Probability Distribution of Dependent Variable. The probability distribution of the dependent variable may be specified as normal, binomial, gamma, inverse Gaussian, multinomial, negative binomial, Poisson, or Tweedie.

Link Function. GENLIN offers the following link functions: Identity, complementary log-log, log, log-complement, logit, negative binomial, negative log-log, odds power, power, and probit. For the multinomial distribution, the following link functions are available: cumulative Cauchit, cumulative complementary log-log, cumulative logit, cumulative negative log-log, and cumulative probit.

Correlation Structure for Generalized Estimating Equations. When measurements within subjects are assumed correlated, the correlation structure may be specified as independent, AR(1), exchangeable, fixed, m-dependent, or unstructured.

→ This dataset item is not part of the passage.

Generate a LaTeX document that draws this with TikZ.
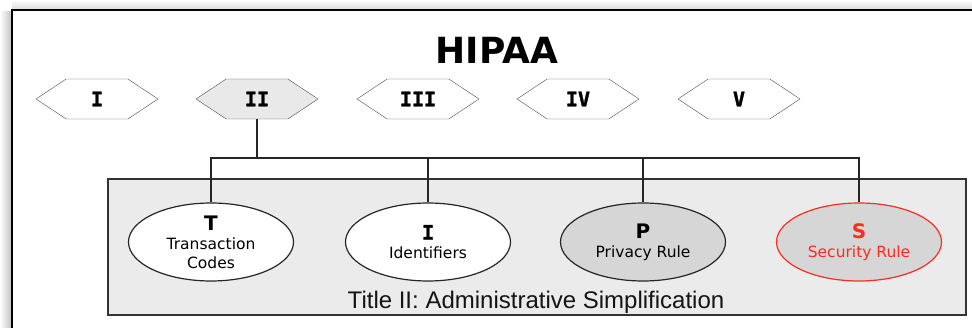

Estimated Marginal Means. Estimated marginal means may be computed for one or more crossed factors and may be based on either the response or the linear predictor.

Basic Specification

  • The basic specification is a MODEL subcommand with one or more model effects and a variable list identifying the dependent variable, the factors (if any), and the covariates (if any).
  • If the MODEL subcommand is not specified, or is specified with no model effects, then the default model is the intercept-only model using the normal distribution and identity link.
  • If the REPEATED subcommand is not specified, then subjects are assumed to be independent.
  • If the REPEATED subcommand is specified, then generalized estimating equations, which model correlations within subjects, are fit. By default, generalized estimating equations use the independent correlation structure.
  • The basic specification displays default output, including a case processing summary table, variable information, model information, goodness of fit statistics, model summary statistics, and parameter estimates and related statistics.

Syntax Rules

  • The dependent variable, or an events/trials specification is required. All other variables and subcommands are optional.
  • It is invalid to specify a dependent variable and an events/trials specification in the same GENLIN command.
  • Multiple EMMEANS subcommands may be specified; each is treated independently. All other subcommands may be specified only once.
  • The EMMEANS subcommand may be specified without options. All other subcommands must be specified with options.
  • Each keyword may be specified only once within a subcommand.
  • The command name, all subcommand names, and all keywords must be spelled in full.
  • Subcommands may be specified in any order.
  • Within subcommands, keyword settings may be specified in any order.
  • The following variables, if specified, must be numeric: events and trials variables, covariates, OFFSET variable, and SCALEWEIGHT variable. The following, if specified, may be numeric or string variables: the dependent variable, factors, SUBJECT variables, and WITHINSUBJECT variables.
  • All variables must be unique within and across the following variables or variable lists: the dependent variable, events variable, trials variable, factor list, covariate list, OFFSET variable, and SCALEWEIGHT variable.
  • The dependent variable, events variable, trials variable, and covariates may not be specified as SUBJECT or WITHINSUBJECT variables.
  • SUBJECT variables may not be specified as WITHINSUBJECT variables.
  • The minimum syntax is a dependent variable. This specification fits an intercept-only model.

Case Frequency

  • If an WEIGHT variable is specified, then its values are used as frequency weights by the GENLIN procedure.
  • Weight values are rounded to the nearest whole numbers before use. For example, 0.5 is rounded to 1, and 2.4 is rounded to 2.
  • The WEIGHT variable may not be specified on any subcommand in the GENLIN procedure.
  • Cases with missing weights or weights less than 0.5 are not used in the analyses.

Limitations

  • The TO keyword is not supported on variable lists in this procedure.